--- What to produce ---
Copy the data that follows, character for character, minus the pictures.

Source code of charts
◆ ◆ ◆ ◆ ◆

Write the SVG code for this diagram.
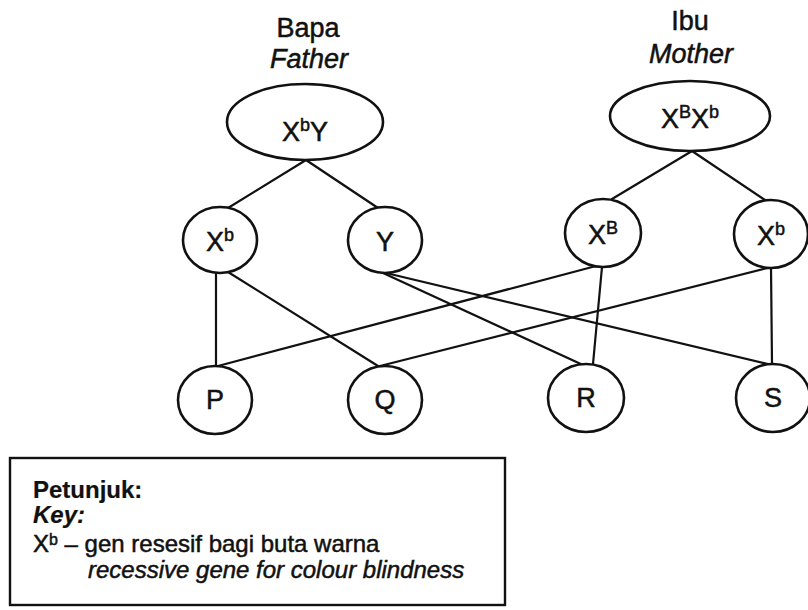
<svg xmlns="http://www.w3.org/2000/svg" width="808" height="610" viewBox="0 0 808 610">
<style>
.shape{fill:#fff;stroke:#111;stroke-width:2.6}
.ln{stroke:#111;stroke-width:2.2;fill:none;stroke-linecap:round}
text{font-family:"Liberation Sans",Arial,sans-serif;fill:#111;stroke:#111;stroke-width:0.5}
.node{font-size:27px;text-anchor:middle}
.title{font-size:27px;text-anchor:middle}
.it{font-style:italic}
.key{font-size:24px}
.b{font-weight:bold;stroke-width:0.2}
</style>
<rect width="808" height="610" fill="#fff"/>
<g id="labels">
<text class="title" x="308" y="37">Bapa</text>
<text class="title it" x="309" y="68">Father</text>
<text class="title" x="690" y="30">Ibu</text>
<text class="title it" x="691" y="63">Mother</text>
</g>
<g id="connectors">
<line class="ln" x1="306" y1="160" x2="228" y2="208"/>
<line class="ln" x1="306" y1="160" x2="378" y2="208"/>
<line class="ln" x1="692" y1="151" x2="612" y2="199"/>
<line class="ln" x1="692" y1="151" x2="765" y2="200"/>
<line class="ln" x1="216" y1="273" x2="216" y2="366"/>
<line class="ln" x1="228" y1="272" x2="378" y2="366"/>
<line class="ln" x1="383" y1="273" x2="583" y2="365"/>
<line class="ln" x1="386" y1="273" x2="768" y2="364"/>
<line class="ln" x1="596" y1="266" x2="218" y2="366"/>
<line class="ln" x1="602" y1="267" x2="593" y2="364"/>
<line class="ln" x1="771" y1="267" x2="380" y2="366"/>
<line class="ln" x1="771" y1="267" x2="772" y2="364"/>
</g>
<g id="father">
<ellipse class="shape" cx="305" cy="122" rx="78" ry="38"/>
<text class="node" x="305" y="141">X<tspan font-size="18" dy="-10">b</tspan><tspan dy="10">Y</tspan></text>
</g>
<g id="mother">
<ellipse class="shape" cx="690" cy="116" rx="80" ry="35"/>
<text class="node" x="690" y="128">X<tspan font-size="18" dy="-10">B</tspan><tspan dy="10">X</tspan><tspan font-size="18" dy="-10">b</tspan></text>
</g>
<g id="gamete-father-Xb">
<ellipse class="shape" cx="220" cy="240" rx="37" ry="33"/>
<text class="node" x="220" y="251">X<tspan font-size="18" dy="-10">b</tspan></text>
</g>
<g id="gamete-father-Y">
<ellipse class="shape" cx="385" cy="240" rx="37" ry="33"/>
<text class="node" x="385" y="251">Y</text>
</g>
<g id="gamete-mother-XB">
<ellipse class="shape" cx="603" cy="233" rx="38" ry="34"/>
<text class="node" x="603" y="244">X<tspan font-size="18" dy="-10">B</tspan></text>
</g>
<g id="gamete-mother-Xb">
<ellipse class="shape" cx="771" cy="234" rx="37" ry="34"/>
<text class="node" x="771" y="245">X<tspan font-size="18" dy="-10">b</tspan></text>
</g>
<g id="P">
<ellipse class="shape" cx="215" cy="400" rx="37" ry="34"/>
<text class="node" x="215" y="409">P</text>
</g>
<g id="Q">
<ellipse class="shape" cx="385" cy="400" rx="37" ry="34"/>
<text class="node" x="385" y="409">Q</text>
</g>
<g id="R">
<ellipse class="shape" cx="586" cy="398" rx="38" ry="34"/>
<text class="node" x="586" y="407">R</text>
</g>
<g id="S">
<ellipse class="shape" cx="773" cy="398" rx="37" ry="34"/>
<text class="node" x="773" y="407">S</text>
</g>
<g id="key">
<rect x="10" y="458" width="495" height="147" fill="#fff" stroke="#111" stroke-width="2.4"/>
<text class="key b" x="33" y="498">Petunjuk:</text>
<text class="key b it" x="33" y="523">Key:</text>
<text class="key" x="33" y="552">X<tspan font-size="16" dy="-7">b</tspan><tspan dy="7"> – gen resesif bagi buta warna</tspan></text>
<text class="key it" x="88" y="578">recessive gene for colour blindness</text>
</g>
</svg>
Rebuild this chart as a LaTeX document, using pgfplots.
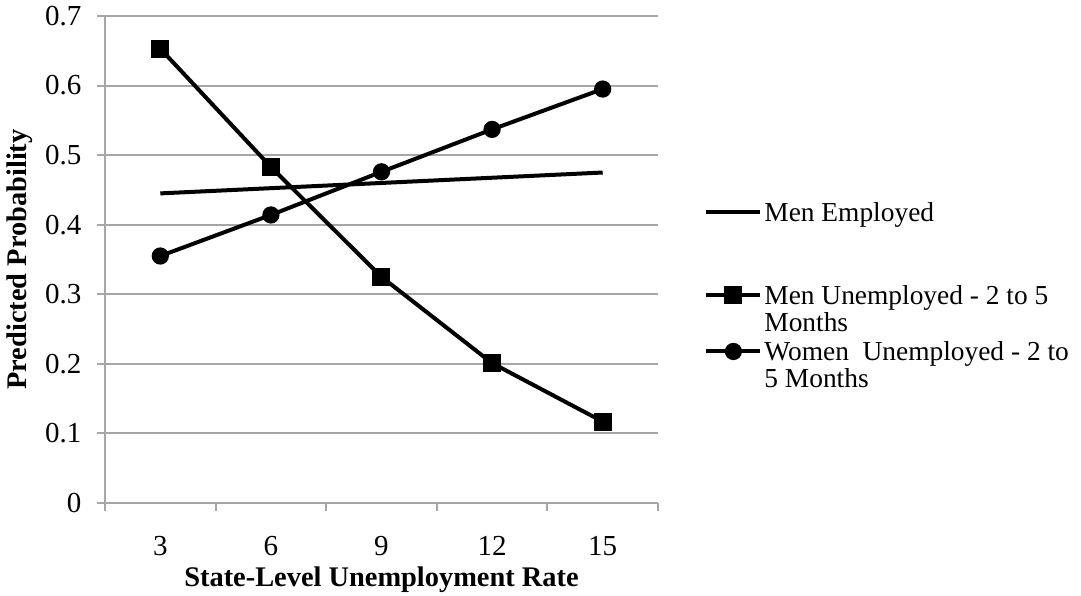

◆ ◆ ◆ ◆ ◆

--- Task result ---
Write the SVG code for this diagram.
<svg xmlns="http://www.w3.org/2000/svg" width="808" height="610" viewBox="0 0 808 610">
<style>
.shape{fill:#fff;stroke:#111;stroke-width:2.6}
.ln{stroke:#111;stroke-width:2.2;fill:none;stroke-linecap:round}
text{font-family:"Liberation Sans",Arial,sans-serif;fill:#111;stroke:#111;stroke-width:0.5}
.node{font-size:27px;text-anchor:middle}
.title{font-size:27px;text-anchor:middle}
.it{font-style:italic}
.key{font-size:24px}
.b{font-weight:bold;stroke-width:0.2}
</style>
<rect width="808" height="610" fill="#fff"/>
<g id="labels">
<text class="title" x="308" y="37">Bapa</text>
<text class="title it" x="309" y="68">Father</text>
<text class="title" x="690" y="30">Ibu</text>
<text class="title it" x="691" y="63">Mother</text>
</g>
<g id="connectors">
<line class="ln" x1="306" y1="160" x2="228" y2="208"/>
<line class="ln" x1="306" y1="160" x2="378" y2="208"/>
<line class="ln" x1="692" y1="151" x2="612" y2="199"/>
<line class="ln" x1="692" y1="151" x2="765" y2="200"/>
<line class="ln" x1="216" y1="273" x2="216" y2="366"/>
<line class="ln" x1="228" y1="272" x2="378" y2="366"/>
<line class="ln" x1="383" y1="273" x2="583" y2="365"/>
<line class="ln" x1="386" y1="273" x2="768" y2="364"/>
<line class="ln" x1="596" y1="266" x2="218" y2="366"/>
<line class="ln" x1="602" y1="267" x2="593" y2="364"/>
<line class="ln" x1="771" y1="267" x2="380" y2="366"/>
<line class="ln" x1="771" y1="267" x2="772" y2="364"/>
</g>
<g id="father">
<ellipse class="shape" cx="305" cy="122" rx="78" ry="38"/>
<text class="node" x="305" y="141">X<tspan font-size="18" dy="-10">b</tspan><tspan dy="10">Y</tspan></text>
</g>
<g id="mother">
<ellipse class="shape" cx="690" cy="116" rx="80" ry="35"/>
<text class="node" x="690" y="128">X<tspan font-size="18" dy="-10">B</tspan><tspan dy="10">X</tspan><tspan font-size="18" dy="-10">b</tspan></text>
</g>
<g id="gamete-father-Xb">
<ellipse class="shape" cx="220" cy="240" rx="37" ry="33"/>
<text class="node" x="220" y="251">X<tspan font-size="18" dy="-10">b</tspan></text>
</g>
<g id="gamete-father-Y">
<ellipse class="shape" cx="385" cy="240" rx="37" ry="33"/>
<text class="node" x="385" y="251">Y</text>
</g>
<g id="gamete-mother-XB">
<ellipse class="shape" cx="603" cy="233" rx="38" ry="34"/>
<text class="node" x="603" y="244">X<tspan font-size="18" dy="-10">B</tspan></text>
</g>
<g id="gamete-mother-Xb">
<ellipse class="shape" cx="771" cy="234" rx="37" ry="34"/>
<text class="node" x="771" y="245">X<tspan font-size="18" dy="-10">b</tspan></text>
</g>
<g id="P">
<ellipse class="shape" cx="215" cy="400" rx="37" ry="34"/>
<text class="node" x="215" y="409">P</text>
</g>
<g id="Q">
<ellipse class="shape" cx="385" cy="400" rx="37" ry="34"/>
<text class="node" x="385" y="409">Q</text>
</g>
<g id="R">
<ellipse class="shape" cx="586" cy="398" rx="38" ry="34"/>
<text class="node" x="586" y="407">R</text>
</g>
<g id="S">
<ellipse class="shape" cx="773" cy="398" rx="37" ry="34"/>
<text class="node" x="773" y="407">S</text>
</g>
<g id="key">
<rect x="10" y="458" width="495" height="147" fill="#fff" stroke="#111" stroke-width="2.4"/>
<text class="key b" x="33" y="498">Petunjuk:</text>
<text class="key b it" x="33" y="523">Key:</text>
<text class="key" x="33" y="552">X<tspan font-size="16" dy="-7">b</tspan><tspan dy="7"> – gen resesif bagi buta warna</tspan></text>
<text class="key it" x="88" y="578">recessive gene for colour blindness</text>
</g>
</svg>
Rebuild this chart as a LaTeX document, using pgfplots.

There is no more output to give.